Following a monitoring visit at The Michael Tippett College in November 2021, Ofsted found that senior leaders and trustees did not have effective safeguarding arrangements in place.

The college caters for young adults aged 19 to 25 who have a range of profound multiple learning difficulties or severe learning difficulties. At the time of Ofsted’s visit the institution had 40 students.

“Leaders do not follow safe recruitment processes properly in order to ensure that staff are suitable to work with vulnerable learners,” inspectors said.

“Too often, staff do not complete the background checks thoroughly or follow up on employer references.”

The report also found that senior leaders, including some of the trustees, were not suitably trained to fulfil their duties in relation to safeguarding and Prevent.

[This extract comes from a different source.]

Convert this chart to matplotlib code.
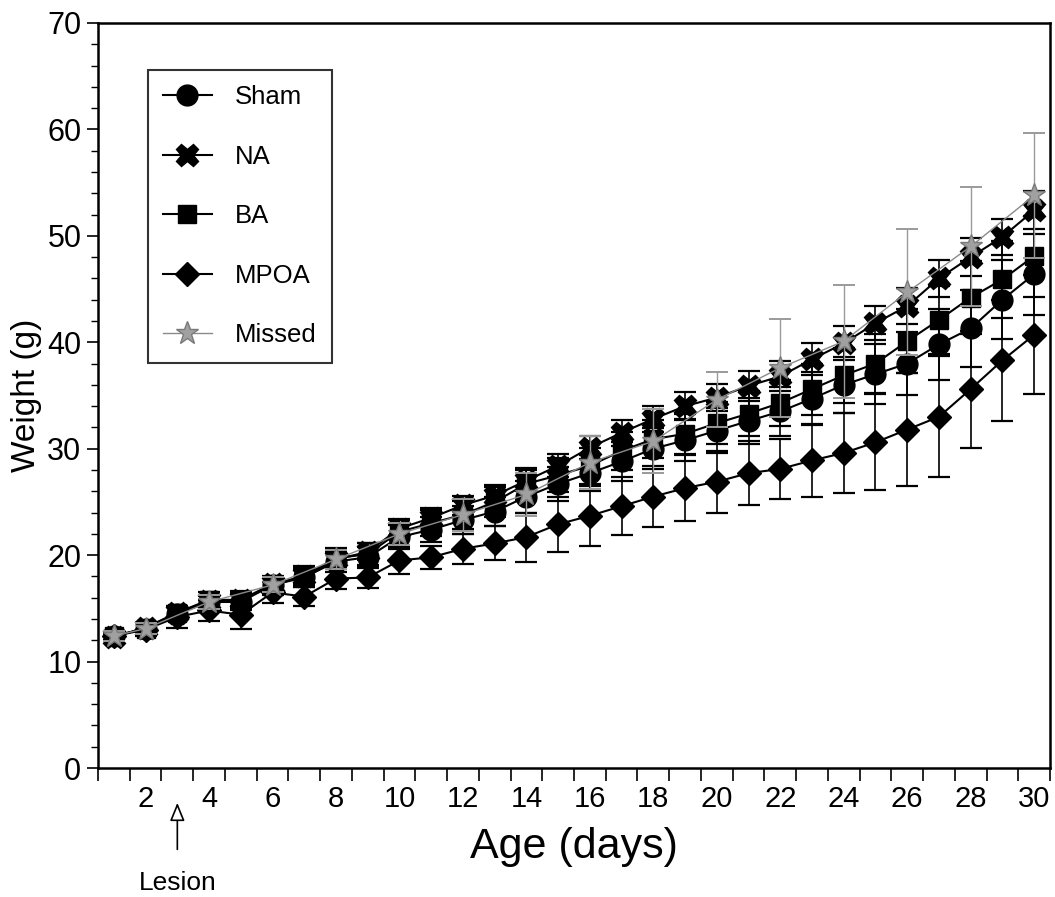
import matplotlib
matplotlib.use("Agg")
import matplotlib.pyplot as plt
from matplotlib.ticker import MultipleLocator, FixedLocator
from matplotlib.lines import Line2D
import numpy as np

days = list(range(1, 31))

sham = [12.4, 13.1, 14.5, 15.6, 15.6, 17.2, 17.9, 19.4, 19.8, 21.7, 22.4, 23.3, 24.1, 25.5, 26.7,
        27.7, 28.8, 30.0, 30.8, 31.7, 32.6, 33.5, 34.7, 36.0, 37.0, 38.0, 39.8, 41.3, 44.0, 46.4]
sham_err = [0.4, 0.5, 0.6, 0.7, 0.8, 0.8, 0.9, 1.0, 1.0, 1.1, 1.2, 1.3, 1.4, 1.5, 1.6,
            1.7, 1.8, 1.9, 2.0, 2.1, 2.2, 2.3, 2.5, 2.6, 2.8, 3.0, 3.3, 3.6, 3.7, 3.8]

na = [12.3, 13.2, 14.6, 15.7, 15.8, 17.3, 18.0, 19.6, 20.3, 22.5, 23.5, 24.7, 25.6, 27.0, 28.4,
      30.1, 31.5, 32.8, 34.0, 34.8, 35.9, 36.8, 38.4, 39.9, 41.8, 43.4, 46.0, 48.0, 49.9, 52.4]
na_err = [0.3, 0.4, 0.5, 0.5, 0.6, 0.6, 0.7, 0.7, 0.8, 0.8, 0.9, 0.9, 1.0, 1.0, 1.1,
          1.1, 1.2, 1.2, 1.3, 1.3, 1.4, 1.4, 1.5, 1.6, 1.6, 1.7, 1.7, 1.8, 1.7, 1.8]

ba = [12.4, 13.1, 14.6, 15.8, 15.8, 17.1, 18.1, 19.7, 20.1, 22.2, 23.0, 23.8, 25.0, 26.7, 27.5,
      28.4, 29.8, 30.9, 31.4, 32.4, 33.3, 34.3, 35.6, 36.9, 38.0, 40.1, 42.1, 44.2, 45.9, 48.1]
ba_err = [0.4, 0.5, 0.6, 0.7, 0.8, 0.8, 0.9, 1.0, 1.0, 1.2, 1.2, 1.3, 1.4, 1.5, 1.6,
          1.7, 1.8, 1.8, 1.9, 2.0, 2.1, 2.2, 2.4, 2.6, 2.8, 3.0, 3.2, 3.4, 3.6, 3.8]

mpoa = [12.4, 13.0, 14.2, 14.8, 14.4, 16.5, 16.1, 17.8, 17.9, 19.5, 19.8, 20.6, 21.1, 21.7, 22.9,
        23.7, 24.6, 25.5, 26.3, 26.9, 27.7, 28.1, 28.9, 29.6, 30.6, 31.8, 33.0, 35.6, 38.3, 40.7]
mpoa_err = [0.5, 0.6, 1.0, 1.0, 1.3, 1.0, 0.9, 1.0, 1.0, 1.3, 1.1, 1.4, 1.6, 2.3, 2.6,
            2.8, 2.7, 2.9, 3.1, 2.9, 3.0, 2.8, 3.4, 3.8, 4.5, 5.3, 5.7, 5.5, 5.7, 5.6]

missed_days = [1, 2, 4, 6, 8, 10, 12, 14, 16, 18, 20, 22, 24, 26, 28, 30]
missed = [12.4, 13.1, 15.6, 17.2, 19.6, 22.0, 23.8, 25.7, 28.7, 30.7, 34.6, 37.6, 40.1, 44.7, 49.0, 53.8]
missed_err = [0.5, 0.5, 0.7, 0.7, 0.9, 1.0, 1.5, 2.0, 2.5, 3.0, 2.6, 4.6, 5.3, 5.9, 5.6, 5.9]

xtick_labels = [str(d) for d in range(2, 31, 2)]

plt.rcParams['font.family'] = ['Liberation Sans', 'DejaVu Sans']

fig = plt.figure(figsize=(10.55, 8.97), dpi=100)
ax = fig.add_axes([98 / 1055, 1 - 768 / 897, 952 / 1055, 745 / 897])

common = dict(color='black', ecolor='black', elinewidth=1.2, capsize=8, capthick=1.6,
              linewidth=1.5, markeredgecolor='black', markerfacecolor='black')

styles = {
    'Sham': dict(marker='o', markersize=15),
    'NA': dict(marker='X', markersize=16),
    'BA': dict(marker='s', markersize=13.5),
    'MPOA': dict(marker='D', markersize=12),
}

ax.errorbar(days, mpoa, yerr=mpoa_err, zorder=3, **styles['MPOA'], **common)
ax.errorbar(days, sham, yerr=sham_err, zorder=4, **styles['Sham'], **common)
ax.errorbar(days, ba, yerr=ba_err, zorder=5, **styles['BA'], **common)
ax.errorbar(days, na, yerr=na_err, zorder=6, **styles['NA'], **common)
missed_style = dict(marker='*', markersize=17, color='#8a8a8a', linewidth=1.0,
                    markeredgecolor='#7a7a7a', markerfacecolor='#a0a0a0')
ax.errorbar(missed_days, missed, yerr=missed_err, ecolor='#9a9a9a', elinewidth=1.0, capsize=8,
            capthick=1.4, zorder=7, **missed_style)

ax.set_xlim(0.5, 30.5)
ax.set_ylim(0, 70)

ax.xaxis.set_major_locator(FixedLocator(list(range(2, 31, 2))))
ax.set_xticklabels(xtick_labels, fontsize=21)
ax.xaxis.set_minor_locator(FixedLocator([d + 0.5 for d in range(0, 31)]))
ax.tick_params(axis='x', which='major', length=0, pad=12)
ax.tick_params(axis='x', which='minor', length=9, width=1.2, direction='out')

ax.yaxis.set_major_locator(MultipleLocator(10))
ax.yaxis.set_minor_locator(MultipleLocator(2))
ax.tick_params(axis='y', which='major', length=8, width=1.2, labelsize=22, direction='out', pad=4)
ax.tick_params(axis='y', which='minor', length=5, width=1.0, direction='out')

for s in ax.spines.values():
    s.set_linewidth(1.8)

ax.set_xlabel('Age (days)', fontsize=31, labelpad=10)
ax.set_ylabel('Weight (g)', fontsize=24, labelpad=4)

order = ['Sham', 'NA', 'BA', 'MPOA', 'Missed']
handles = [Line2D([], [], color='black', linewidth=1.5, markeredgecolor='black',
                  markerfacecolor='black', **styles[k]) for k in order[:4]]
handles.append(Line2D([], [], **missed_style))
leg = ax.legend(handles, order, loc='upper left',
                bbox_to_anchor=(0.052, 0.937), fontsize=18.5, frameon=True, fancybox=False,
                edgecolor='black', labelspacing=1.38, handlelength=1.9, borderpad=0.6,
                handletextpad=0.9, borderaxespad=0)
leg.get_frame().set_linewidth(1.5)

ax.annotate('', xy=(3, -0.043), xycoords=('data', 'axes fraction'),
            xytext=(3, -0.113), textcoords=('data', 'axes fraction'),
            arrowprops=dict(arrowstyle='-|>,head_length=1.1,head_width=0.45', facecolor='white',
                            edgecolor='black', linewidth=1.2), annotation_clip=False)
ax.text(3, -0.155, 'Lesion', transform=ax.get_xaxis_transform(), ha='center', va='center',
        fontsize=19)

fig.savefig('out.png', dpi=100)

“Consequently, senior leaders and trustees do not manage safeguarding concerns effectively. Leaders do not regularly review and update safeguarding policies and procedures,” inspectors said.

Ofsted said that the college’s safeguarding policy contained inaccurate information on designated safeguarding leads contacts and did not provide any guidance for staff on managing concerns of learners with the most complex needs.

“Consequently, the safeguarding policy is not fit for purpose,” the report concluded. Ofsted also raised safety concerns about Rotherham Opportunities College in South Yorkshire.

Inspectors said that leaders at the independent specialist college failed to ensure students knew about the risks of radicalisation and extremism, following a monitoring visit carried out in November 2021.

The college provides programmes to students with high needs who are between the age of 19 and 25. At the time of the visit, there were 37 students on a variety of courses.

“Leaders do not ensure that students know about the risks of radicalisation and extremism,” inspectors said.

“They do not teach students about these dangers, even though they are aware that their students are vulnerable and potentially at risk.”

Neither Rotherham Opportunities College nor The Michael Tippett College responded to requests for comment.